- Task: Wherever the string "this" appears in a line, extract that line.

──────── Supplied records

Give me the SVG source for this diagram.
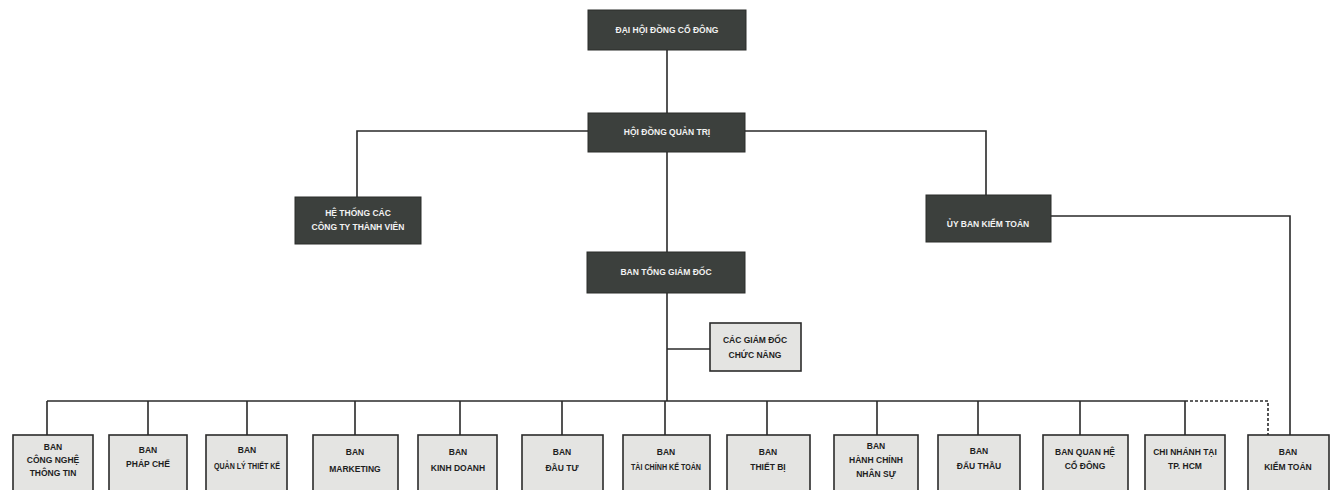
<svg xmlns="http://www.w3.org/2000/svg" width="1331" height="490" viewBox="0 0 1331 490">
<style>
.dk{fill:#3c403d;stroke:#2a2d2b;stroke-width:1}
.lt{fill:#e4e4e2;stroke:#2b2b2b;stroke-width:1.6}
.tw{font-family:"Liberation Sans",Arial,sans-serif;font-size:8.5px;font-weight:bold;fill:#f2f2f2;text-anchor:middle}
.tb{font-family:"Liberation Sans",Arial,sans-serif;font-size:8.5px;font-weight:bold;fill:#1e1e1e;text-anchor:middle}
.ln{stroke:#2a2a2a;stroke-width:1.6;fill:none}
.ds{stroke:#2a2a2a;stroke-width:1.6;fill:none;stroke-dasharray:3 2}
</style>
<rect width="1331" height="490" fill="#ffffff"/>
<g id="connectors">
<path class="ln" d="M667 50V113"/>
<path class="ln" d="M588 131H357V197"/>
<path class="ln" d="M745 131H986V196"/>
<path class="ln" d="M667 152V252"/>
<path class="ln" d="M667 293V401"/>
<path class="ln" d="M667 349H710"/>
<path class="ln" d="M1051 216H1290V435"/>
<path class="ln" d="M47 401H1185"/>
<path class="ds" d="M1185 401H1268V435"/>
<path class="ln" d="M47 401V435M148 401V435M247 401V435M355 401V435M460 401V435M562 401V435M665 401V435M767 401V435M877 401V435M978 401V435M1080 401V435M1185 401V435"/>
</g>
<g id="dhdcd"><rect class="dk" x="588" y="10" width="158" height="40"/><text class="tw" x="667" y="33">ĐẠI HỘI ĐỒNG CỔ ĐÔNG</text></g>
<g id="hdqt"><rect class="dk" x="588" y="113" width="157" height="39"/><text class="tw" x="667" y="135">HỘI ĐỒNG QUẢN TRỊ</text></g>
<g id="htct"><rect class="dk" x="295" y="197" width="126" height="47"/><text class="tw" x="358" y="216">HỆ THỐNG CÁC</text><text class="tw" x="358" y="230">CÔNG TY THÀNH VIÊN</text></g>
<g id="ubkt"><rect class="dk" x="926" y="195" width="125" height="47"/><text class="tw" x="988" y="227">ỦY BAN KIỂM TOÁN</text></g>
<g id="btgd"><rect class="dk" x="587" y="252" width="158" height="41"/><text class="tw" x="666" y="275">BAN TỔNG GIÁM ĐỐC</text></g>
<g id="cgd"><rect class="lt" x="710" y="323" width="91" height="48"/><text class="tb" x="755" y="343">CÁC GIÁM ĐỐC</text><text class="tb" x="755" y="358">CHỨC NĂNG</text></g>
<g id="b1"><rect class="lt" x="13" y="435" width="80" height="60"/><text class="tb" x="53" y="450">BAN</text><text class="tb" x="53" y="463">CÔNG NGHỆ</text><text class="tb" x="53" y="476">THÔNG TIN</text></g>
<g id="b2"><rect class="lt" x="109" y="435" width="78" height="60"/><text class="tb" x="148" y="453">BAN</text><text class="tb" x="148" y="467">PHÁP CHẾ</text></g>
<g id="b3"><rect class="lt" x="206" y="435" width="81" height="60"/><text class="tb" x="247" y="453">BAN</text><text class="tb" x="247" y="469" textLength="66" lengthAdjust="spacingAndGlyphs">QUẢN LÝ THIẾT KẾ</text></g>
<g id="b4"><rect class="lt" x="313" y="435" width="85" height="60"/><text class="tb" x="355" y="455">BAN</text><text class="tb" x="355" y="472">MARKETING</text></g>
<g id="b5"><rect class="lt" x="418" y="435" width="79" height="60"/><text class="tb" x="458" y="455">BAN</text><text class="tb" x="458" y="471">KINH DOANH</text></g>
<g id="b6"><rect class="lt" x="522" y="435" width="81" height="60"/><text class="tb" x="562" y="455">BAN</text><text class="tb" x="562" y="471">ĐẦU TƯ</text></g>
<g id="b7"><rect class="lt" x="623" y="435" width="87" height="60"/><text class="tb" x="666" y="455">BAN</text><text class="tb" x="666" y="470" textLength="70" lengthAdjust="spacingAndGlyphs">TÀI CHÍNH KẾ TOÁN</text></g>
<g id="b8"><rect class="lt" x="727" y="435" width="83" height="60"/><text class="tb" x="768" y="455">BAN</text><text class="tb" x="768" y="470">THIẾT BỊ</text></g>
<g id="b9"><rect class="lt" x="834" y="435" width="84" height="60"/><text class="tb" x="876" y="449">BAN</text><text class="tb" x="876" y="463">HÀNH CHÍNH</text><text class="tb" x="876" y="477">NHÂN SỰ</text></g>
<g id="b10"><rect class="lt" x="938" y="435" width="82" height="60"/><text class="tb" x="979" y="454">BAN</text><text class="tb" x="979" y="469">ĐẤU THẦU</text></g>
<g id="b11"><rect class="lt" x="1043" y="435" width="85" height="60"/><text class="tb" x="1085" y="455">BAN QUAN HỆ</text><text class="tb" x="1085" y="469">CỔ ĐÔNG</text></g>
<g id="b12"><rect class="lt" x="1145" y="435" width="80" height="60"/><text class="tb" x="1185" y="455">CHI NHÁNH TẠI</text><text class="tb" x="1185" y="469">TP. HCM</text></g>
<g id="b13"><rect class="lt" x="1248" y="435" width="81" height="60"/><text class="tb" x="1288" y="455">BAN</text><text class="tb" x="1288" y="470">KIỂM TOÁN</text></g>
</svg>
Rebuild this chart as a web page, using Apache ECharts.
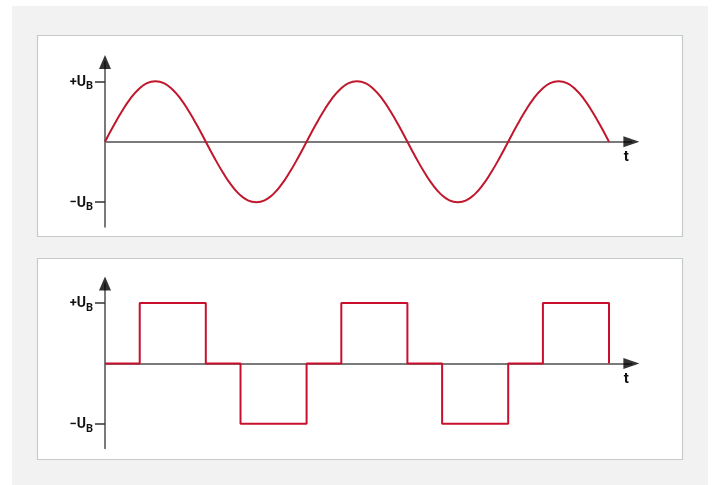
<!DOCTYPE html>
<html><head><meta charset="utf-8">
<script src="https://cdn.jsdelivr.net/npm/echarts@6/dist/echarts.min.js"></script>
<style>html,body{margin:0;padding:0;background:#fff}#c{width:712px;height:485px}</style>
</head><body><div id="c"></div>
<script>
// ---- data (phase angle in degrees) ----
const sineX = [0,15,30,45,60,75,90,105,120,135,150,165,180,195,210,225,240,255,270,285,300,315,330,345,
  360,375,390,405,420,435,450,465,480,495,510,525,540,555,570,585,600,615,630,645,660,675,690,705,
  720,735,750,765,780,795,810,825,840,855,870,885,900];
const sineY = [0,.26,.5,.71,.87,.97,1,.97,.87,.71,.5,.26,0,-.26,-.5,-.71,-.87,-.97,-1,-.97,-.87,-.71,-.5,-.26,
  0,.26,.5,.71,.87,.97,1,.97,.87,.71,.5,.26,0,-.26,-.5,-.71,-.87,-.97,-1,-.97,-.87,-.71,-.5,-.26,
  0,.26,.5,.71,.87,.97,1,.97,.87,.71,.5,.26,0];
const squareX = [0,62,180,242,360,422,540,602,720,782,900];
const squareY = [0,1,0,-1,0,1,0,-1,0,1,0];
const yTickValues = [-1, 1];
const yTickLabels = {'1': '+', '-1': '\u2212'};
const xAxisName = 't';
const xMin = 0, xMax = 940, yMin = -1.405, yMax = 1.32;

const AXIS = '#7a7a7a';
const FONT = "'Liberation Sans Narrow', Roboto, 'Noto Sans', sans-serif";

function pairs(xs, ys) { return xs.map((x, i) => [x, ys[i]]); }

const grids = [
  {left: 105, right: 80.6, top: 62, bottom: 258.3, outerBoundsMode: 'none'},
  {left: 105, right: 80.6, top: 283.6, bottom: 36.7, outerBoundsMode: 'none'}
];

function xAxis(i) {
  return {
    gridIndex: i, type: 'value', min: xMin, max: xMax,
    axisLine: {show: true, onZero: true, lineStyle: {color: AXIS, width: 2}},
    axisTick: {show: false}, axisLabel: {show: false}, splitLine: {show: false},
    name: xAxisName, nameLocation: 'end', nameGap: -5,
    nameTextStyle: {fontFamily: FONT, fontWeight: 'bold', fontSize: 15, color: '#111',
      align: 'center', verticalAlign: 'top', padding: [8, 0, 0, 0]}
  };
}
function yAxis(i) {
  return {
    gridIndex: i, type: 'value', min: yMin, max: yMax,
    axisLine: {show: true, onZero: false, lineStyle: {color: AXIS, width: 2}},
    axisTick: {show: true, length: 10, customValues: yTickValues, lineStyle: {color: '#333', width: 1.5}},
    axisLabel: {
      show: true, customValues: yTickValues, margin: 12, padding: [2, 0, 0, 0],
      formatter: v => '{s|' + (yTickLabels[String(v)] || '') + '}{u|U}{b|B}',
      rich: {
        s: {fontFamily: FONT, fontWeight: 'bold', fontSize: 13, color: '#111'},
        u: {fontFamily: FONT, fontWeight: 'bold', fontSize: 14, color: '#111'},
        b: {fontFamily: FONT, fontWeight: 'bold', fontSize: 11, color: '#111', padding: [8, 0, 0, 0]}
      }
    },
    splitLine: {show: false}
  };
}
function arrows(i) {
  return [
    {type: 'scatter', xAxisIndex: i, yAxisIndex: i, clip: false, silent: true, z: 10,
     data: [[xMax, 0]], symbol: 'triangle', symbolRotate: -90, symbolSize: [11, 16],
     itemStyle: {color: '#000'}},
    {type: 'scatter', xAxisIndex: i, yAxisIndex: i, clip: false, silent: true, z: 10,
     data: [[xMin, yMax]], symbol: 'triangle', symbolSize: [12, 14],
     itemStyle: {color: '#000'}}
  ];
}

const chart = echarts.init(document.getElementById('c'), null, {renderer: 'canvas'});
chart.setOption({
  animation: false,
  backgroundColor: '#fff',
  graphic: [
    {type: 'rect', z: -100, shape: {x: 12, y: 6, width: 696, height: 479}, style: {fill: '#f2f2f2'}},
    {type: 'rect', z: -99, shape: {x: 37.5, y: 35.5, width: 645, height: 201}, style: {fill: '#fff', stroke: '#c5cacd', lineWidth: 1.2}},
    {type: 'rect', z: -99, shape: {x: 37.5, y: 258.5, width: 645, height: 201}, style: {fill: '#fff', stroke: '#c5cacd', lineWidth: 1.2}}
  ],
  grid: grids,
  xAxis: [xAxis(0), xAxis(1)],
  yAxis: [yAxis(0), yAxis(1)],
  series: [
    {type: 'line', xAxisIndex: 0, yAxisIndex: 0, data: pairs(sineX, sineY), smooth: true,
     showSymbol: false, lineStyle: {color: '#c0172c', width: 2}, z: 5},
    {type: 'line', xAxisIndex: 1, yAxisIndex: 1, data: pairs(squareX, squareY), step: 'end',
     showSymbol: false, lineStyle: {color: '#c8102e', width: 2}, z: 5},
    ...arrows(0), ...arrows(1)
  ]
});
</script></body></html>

────────────────

- Solution to the exercise:
Give me the SVG source for this diagram.
Rebuild this chart as a web page, using Apache ECharts.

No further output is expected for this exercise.